Это эффективное — но одновременно как бы и вполне достойное — удостоверение личности, предъявляемое и «вверх», и «вниз», и в «стороны», и людям, и Богу. Это ширма, за которой человек скрывает свою «подчиненность бытию», свое отчуждение и свое приспособление к существующему положению вещей. Это алиби, приемлемое для всех: от зеленщика, который свою боязнь потерять место прикрывает показным интересом к объединению пролетариев всех стран, до высокопоставленного функционера, маскирующего свой интерес удержаться у власти якобы служением рабочему классу.
Исходная — «алибистическая» — функция идеологии состоит, таким образом, в том, чтобы создавать у человека как жертвы и как опоры посттоталитарной системы иллюзию, что он находится в согласии с человеческим укладом жизни и с порядком мироздания.

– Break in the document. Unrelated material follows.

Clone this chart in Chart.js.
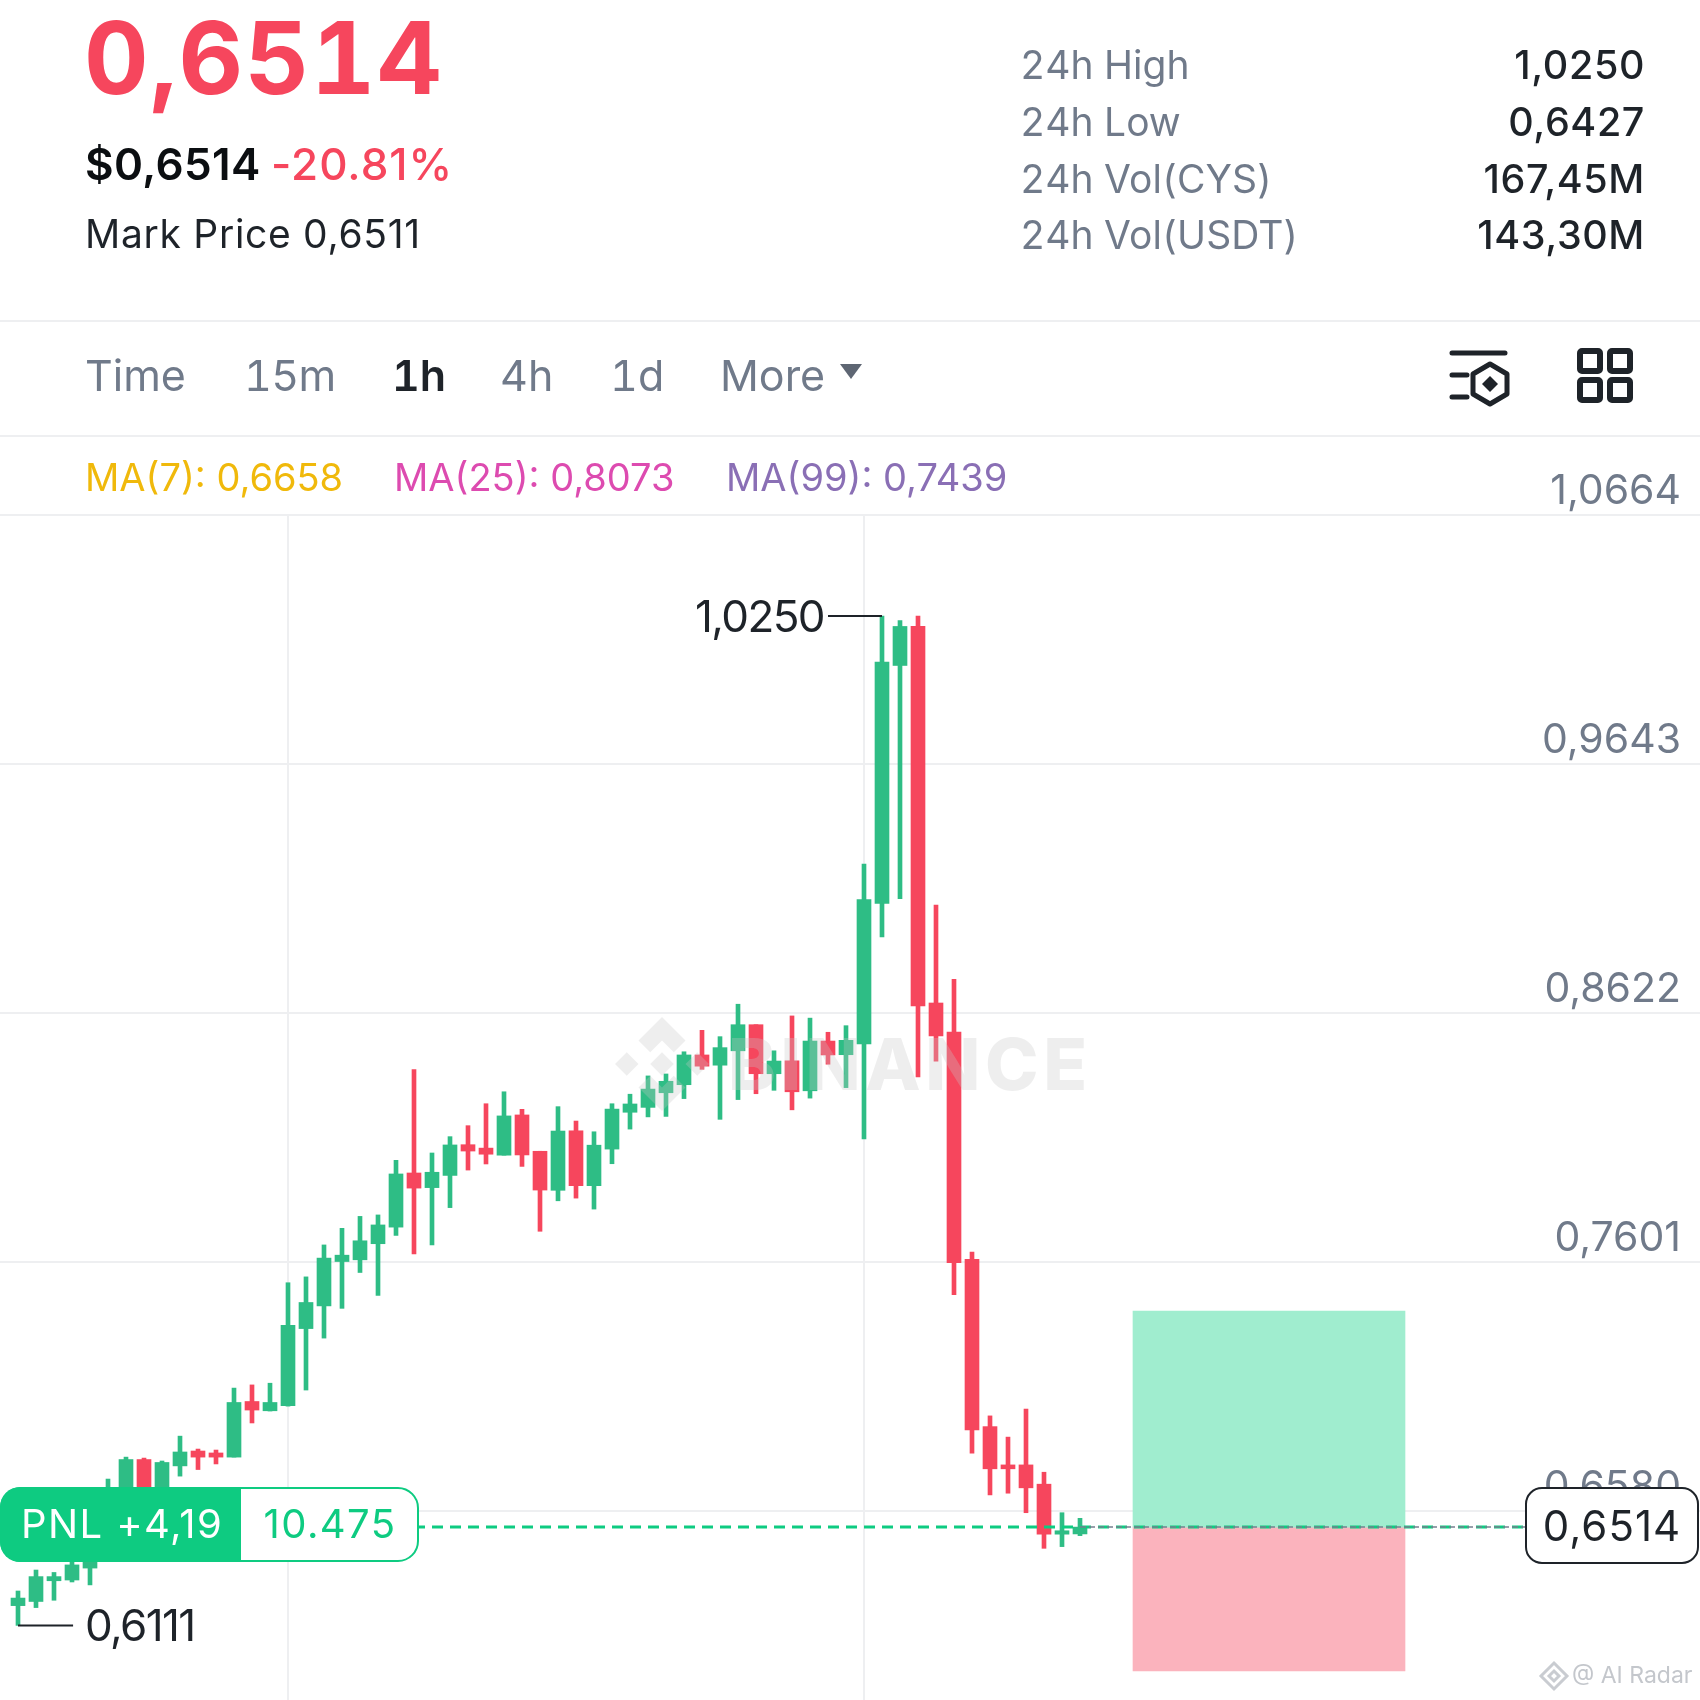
<!DOCTYPE html>
<html>
<head>
<meta charset="utf-8">
<title>CYS/USDT</title>
<script src="https://cdn.jsdelivr.net/npm/chart.js@4"></script>
<style>
    html, body { margin: 0; padding: 0; background: #fff; }
    #page { position: relative; width: 1700px; height: 1700px; overflow: hidden; font-family: Inter, sans-serif; }
    #chartBox { position: absolute; left: 0; top: 0; width: 1700px; height: 1700px; }
    .t { position: absolute; line-height: 1; white-space: nowrap; }
    .grey { color: #707A8A; }
    .rule { position: absolute; left: 0; width: 1700px; height: 2px; background: #EEEFF1; }
    .stat { font-size: 39px; font-variant-numeric: tabular-nums; }
    .val { font-size: 39.5px; font-weight: 500; letter-spacing: 0.6px; color: #1E2329; right: 55px; }
    .tab { font-size: 43px; top: 354px; color: #707A8A; font-variant-numeric: tabular-nums; }
    .ma { font-size: 38px; top: 458px; }
    svg { position: absolute; }
</style>
</head>
<body>
<div id="page">
    <div id="chartBox"><canvas id="klineChart"></canvas></div>

    <div class="t" style="left:84px;top:8px;font-size:100px;font-weight:700;letter-spacing:1.5px;font-variant-numeric:tabular-nums;color:#F6465D;">0,6514</div>
    <div class="t" style="left:85px;top:142px;font-size:44px;font-weight:600;letter-spacing:0.4px;color:#0B0E11;">$0,6514</div>
    <div class="t" style="left:271px;top:142px;font-size:44px;font-weight:500;letter-spacing:1px;color:#F6465D;">-20.81%</div>
    <div class="t" style="left:85px;top:214px;font-size:39px;letter-spacing:0.7px;color:#1E2329;">Mark Price 0,6511</div>

    <div class="t stat grey" style="left:1020px;top:45px;">24h High</div>
    <div class="t stat grey" style="left:1020px;top:102px;">24h Low</div>
    <div class="t stat grey" style="left:1020px;top:159px;">24h Vol(CYS)</div>
    <div class="t stat grey" style="left:1020px;top:215px;">24h Vol(USDT)</div>
    <div class="t val" style="top:46px;">1,0250</div>
    <div class="t val" style="top:103px;">0,6427</div>
    <div class="t val" style="top:160px;">167,45M</div>
    <div class="t val" style="top:216px;">143,30M</div>

    <div class="rule" style="top:320px;"></div>
    <div class="t tab" style="left:85px;">Time</div>
    <div class="t tab" style="left:244px;letter-spacing:-0.6px;">15m</div>
    <div class="t tab" style="left:392px;color:#1E2329;font-weight:600;">1h</div>
    <div class="t tab" style="left:500px;">4h</div>
    <div class="t tab" style="left:610px;">1d</div>
    <div class="t tab" style="left:720px;">More</div>
    <svg style="left:838px;top:362px;" width="26" height="20"><path d="M2 2H24L13 17Z" fill="#5E6673"/></svg>

    <svg style="left:1445px;top:345px;" width="70" height="70" fill="none" stroke="#1E2329" stroke-width="5" stroke-linecap="round">
        <path d="M7 8H60M7 30H22M7 52H22"/>
        <path d="M45 19L62 29V49L45 59L28 49V29Z" stroke-linejoin="round"/>
        <path d="M45 31L53 39L45 47L37 39Z" fill="#1E2329" stroke="none"/>
    </svg>
    <svg style="left:1574px;top:345px;" width="62" height="60" fill="none" stroke="#1E2329" stroke-width="6">
        <rect x="6" y="6" width="20" height="20" rx="2"/>
        <rect x="36" y="6" width="20" height="20" rx="2"/>
        <rect x="6" y="35" width="20" height="20" rx="2"/>
        <rect x="36" y="35" width="20" height="20" rx="2"/>
    </svg>

    <div class="rule" style="top:435px;"></div>
    <div class="t ma" style="left:85px;color:#F0B90B;">MA(7): 0,6658</div>
    <div class="t ma" style="left:394px;color:#DD4BB0;">MA(25): 0,8073</div>
    <div class="t ma" style="left:726px;color:#8A6FB5;">MA(99): 0,7439</div>

    <svg style="left:1538px;top:1660px;" width="32" height="32" fill="none" stroke="#C9CCD1" stroke-width="3">
        <path d="M16 3L29 16L16 29L3 16Z"/><path d="M16 11L21 16L16 21L11 16Z"/>
    </svg>
    <div class="t" style="left:1572px;top:1664px;font-size:23px;color:#C4C7CC;">@ AI Radar</div>
</div>

<script>
// hourly candles, oldest first
const opens  = [0.6192,0.6209,0.6294,0.6297,0.6346,0.6502,0.6584,0.6791,0.6625,0.6765,0.6826,0.6818,0.6801,0.7029,0.6991,0.7012,0.7328,0.7421,0.7603,0.7610,0.7676,0.7744,0.7966,0.7906,0.7956,0.8082,0.8068,0.8039,0.8204,0.8055,0.7895,0.8139,0.7914,0.8064,0.8215,0.8235,0.8295,0.8328,0.8450,0.8408,0.8467,0.8574,0.8373,0.8426,0.8303,0.8507,0.8451,0.8495,0.9071,1.0047,1.0207,0.8663,0.8544,0.7612,0.6926,0.6769,0.6769,0.6690,0.6485,0.6486];
const highs  = [0.6252,0.6338,0.6328,0.6395,0.6461,0.6711,0.6801,0.6797,0.6785,0.6887,0.6834,0.6830,0.7084,0.7097,0.7104,0.7516,0.7540,0.7671,0.7739,0.7788,0.7794,0.8018,0.8390,0.8048,0.8115,0.8160,0.8250,0.8299,0.8227,0.8055,0.8238,0.8179,0.8135,0.8250,0.8289,0.8364,0.8372,0.8463,0.8551,0.8525,0.8658,0.8574,0.8467,0.8610,0.8601,0.8543,0.8570,0.9233,1.0250,1.0231,1.0250,0.9065,0.8760,0.7642,0.6970,0.6883,0.6998,0.6739,0.6573,0.6550];
const lows   = [0.6111,0.6184,0.6214,0.6289,0.6277,0.6461,0.6543,0.6543,0.6584,0.6723,0.6750,0.6773,0.6801,0.6941,0.6990,0.7010,0.7076,0.7289,0.7411,0.7558,0.7464,0.7710,0.7634,0.7671,0.7824,0.7978,0.8003,0.8039,0.7993,0.7727,0.7852,0.7863,0.7818,0.8004,0.8146,0.8196,0.8198,0.8271,0.8391,0.8186,0.8267,0.8291,0.8305,0.8225,0.8273,0.8412,0.8316,0.8106,0.8934,0.9091,0.8360,0.8425,0.7467,0.6817,0.6646,0.6653,0.6573,0.6427,0.6434,0.6479];
const closes = [0.6223,0.6311,0.6311,0.6359,0.6412,0.6625,0.6791,0.6584,0.6779,0.6822,0.6801,0.6801,0.7025,0.6994,0.7025,0.7341,0.7435,0.7617,0.7629,0.7688,0.7753,0.7962,0.7904,0.7969,0.8081,0.8056,0.8043,0.8200,0.8040,0.7896,0.8138,0.7914,0.8080,0.8228,0.8249,0.8310,0.8342,0.8450,0.8404,0.8480,0.8574,0.8373,0.8425,0.8299,0.8507,0.8450,0.8510,0.9087,1.0061,1.0207,0.8651,0.8528,0.7598,0.6912,0.6753,0.6753,0.6675,0.6485,0.6499,0.6514];

const priceTicks = [1.0664,0.9643,0.8622,0.7601,0.6580];
const timeTicks  = [16,48];

const lastPrice  = 0.6514;
const highPrice  = 1.0250;
const lowPrice   = 0.6111;
const takeProfit = 0.7400;
const stopLoss   = 0.5924;

const pnlText   = "PNL +4,19";
const qtyText   = "10.475";

const upColor   = "#2EBD85";
const downColor = "#F6465D";

const slots = opens.map((_, i) => i + 1);
const candleColors = slots.map((_, i) => closes[i] >= opens[i] ? upColor : downColor);

function comma(v) { return v.toFixed(4).replace(".", ","); }

function roundBox(ctx, x, y, w, h, r) {
    ctx.beginPath();
    ctx.roundRect(x, y, w, h, r);
}

// watermark goes over the candles, the labels go over everything
const overlays = {
    id: "overlays",
    afterDatasetsDraw(chart) {
        const ctx = chart.ctx;
        const sx = chart.scales.x, sy = chart.scales.y;
        ctx.save();

        // BINANCE watermark
        ctx.fillStyle = "rgba(200,200,200,0.3)";
        const cx = 662, cy = 1064, R = 47;
        const shapes = [
            [[0,-1],[.5,-.5],[.25,-.25],[0,-.5],[-.25,-.25],[-.5,-.5]],
            [[0,1],[.5,.5],[.25,.25],[0,.5],[-.25,.25],[-.5,.5]],
            [[0,-.25],[.25,0],[0,.25],[-.25,0]],
            [[-.75,-.25],[-.5,0],[-.75,.25],[-1,0]],
            [[.75,-.25],[1,0],[.75,.25],[.5,0]]
        ];
        shapes.forEach(s => {
            ctx.beginPath();
            s.forEach((p, i) => i ? ctx.lineTo(cx + p[0]*R, cy + p[1]*R) : ctx.moveTo(cx + p[0]*R, cy + p[1]*R));
            ctx.closePath();
            ctx.fill();
        });
        ctx.font = "800 72px Inter";
        ctx.letterSpacing = "4.6px";
        ctx.textAlign = "left";
        ctx.textBaseline = "alphabetic";
        ctx.fillText("BINANCE", 728, 1090);
        ctx.letterSpacing = "0px";

        // high and low labels
        ctx.fillStyle = "#1E2329";
        ctx.font = "44px Inter";
        ctx.letterSpacing = "-1.6px";
        ctx.textBaseline = "middle";
        ctx.textAlign = "right";
        ctx.fillText(comma(highPrice), sx.getPixelForValue(46) - 4, sy.getPixelForValue(highPrice) + 3);
        ctx.textAlign = "left";
        ctx.fillText(comma(lowPrice), 85, sy.getPixelForValue(lowPrice) + 2);
        ctx.letterSpacing = "0px";

        // PNL tag
        const tagTop = 1487, tagH = 75;
        roundBox(ctx, 1, tagTop + 1, 417, tagH - 2, 20);
        ctx.fillStyle = "#fff";
        ctx.fill();
        ctx.lineWidth = 2;
        ctx.strokeStyle = "#0ECB81";
        ctx.stroke();
        roundBox(ctx, 0, tagTop, 241, tagH, [20, 0, 0, 20]);
        ctx.fillStyle = "#0ECB81";
        ctx.fill();
        ctx.font = "40px Inter";
        ctx.letterSpacing = "1.4px";
        ctx.fillStyle = "#fff";
        ctx.textAlign = "left";
        ctx.fillText(pnlText, 21, tagTop + tagH / 2 + 1);
        ctx.fillStyle = "#0ECB81";
        ctx.textAlign = "center";
        ctx.fillText(qtyText, 330, tagTop + tagH / 2 + 1);
        ctx.letterSpacing = "0px";

        // last price tag
        roundBox(ctx, 1526, 1488, 172, 75, 16);
        ctx.fillStyle = "#fff";
        ctx.fill();
        ctx.strokeStyle = "#1E2329";
        ctx.lineWidth = 2;
        ctx.stroke();
        ctx.fillStyle = "#1E2329";
        ctx.font = "42px Inter";
        ctx.letterSpacing = "1px";
        ctx.textAlign = "center";
        ctx.fillText(comma(lastPrice), 1612, sy.getPixelForValue(lastPrice) + 1);
        ctx.letterSpacing = "0px";

        ctx.restore();
    }
};

new Chart(document.getElementById("klineChart"), {
    type: "bar",
    plugins: [overlays],
    data: {
        datasets: [
            // entry / target box
            { data: [{ x: 70.5, y: [lastPrice, takeProfit] }], backgroundColor: "#A0EDCF", barThickness: 272, grouped: false, order: 9 },
            { data: [{ x: 70.5, y: [stopLoss, lastPrice] }], backgroundColor: "#FBB3BD", barThickness: 272, grouped: false, order: 9 },
            // wicks
            { data: slots.map((x, i) => ({ x, y: [lows[i], highs[i]] })), backgroundColor: candleColors, barThickness: 4, grouped: false, order: 8 },
            // bodies
            { data: slots.map((x, i) => ({ x, y: [opens[i], closes[i]] })), backgroundColor: candleColors, barThickness: 14, grouped: false, order: 7, minBarLength: 3 },
            // high / low leaders
            { type: "line", data: [{ x: 46, y: highPrice }, { x: 49, y: highPrice }], borderColor: "#1E2329", borderWidth: 2, pointRadius: 0, order: 6 },
            { type: "line", data: [{ x: 1, y: lowPrice }, { x: 4.06, y: lowPrice }], borderColor: "#1E2329", borderWidth: 2, pointRadius: 0, order: 6 },
            // position line and last price line
            { type: "line", data: [{ x: 23, y: lastPrice }, { x: 85, y: lastPrice }], borderColor: "#0ECB81", borderWidth: 3, borderDash: [11, 7], pointRadius: 0, order: 5 },
            { type: "line", data: [{ x: 60, y: lastPrice }, { x: 85, y: lastPrice }], borderColor: "#76808F", borderWidth: 1.5, borderDash: [6, 3], pointRadius: 0, order: 4 }
        ]
    },
    options: {
        responsive: true,
        maintainAspectRatio: false,
        devicePixelRatio: 1,
        animation: false,
        layout: { padding: { top: 515, left: 0, right: 0, bottom: 0 } },
        plugins: { legend: { display: false }, tooltip: { enabled: false } },
        scales: {
            x: {
                type: "linear",
                offset: false,
                min: 0,
                max: 1700 / 18,
                afterBuildTicks: s => { s.ticks = timeTicks.map(value => ({ value })); },
                afterFit: s => { s.height = 0; },
                ticks: { display: false },
                border: { display: false },
                grid: { color: "#EEEFF1", lineWidth: 2, drawTicks: false, offset: false }
            },
            y: {
                position: "right",
                min: 1.0664 - 1185 / 2438.8,
                max: 1.0664,
                afterBuildTicks: s => { s.ticks = priceTicks.map(value => ({ value })); },
                afterFit: s => { s.width = 0; s.paddingTop = 0; s.paddingBottom = 0; },
                ticks: {
                    mirror: true,
                    padding: -19,
                    labelOffset: -23,
                    color: "#707A8A",
                    font: { family: "Inter", size: 41 },
                    callback: v => comma(v)
                },
                border: { display: false },
                grid: { color: "#EEEFF1", lineWidth: 2, drawTicks: false }
            }
        }
    }
});
</script>
</body>
</html>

Чем у же поле деятельности той или иной диктатуры и чем менее цивилизованно общество, тем более неприкрыто может осуществляться воля диктатора: скажем, посредством «голой» дисциплины, а значит, без усложненного «отношения к миру» и «самокопания». Однако чем сложнее механизмы власти, чем более широкое и более расслоенное общество они охватывают, чем дольше существуют, тем большее количество индивидуумов «извне» они должны в себя вовлекать, и тем большее значение в сфере их деятельности получает идеологическое «алиби» как некий «мост» между властью и человеком, по которому власть подбирается к человеку, а человек приходит к власти.
Уже поэтому идеология в посттоталитарной системе играет столь значительную роль: это сложный агрегат, состоящий из компонентов, инстанций, передаточных рычагов и прочих средств манипулирования, ничего не оставляющий на волю случая и надежно предохраняющий целостность власти; без идеологии — как своего универсального «алиби» и как «алиби» для каждого своего компонента — власть просто немыслима.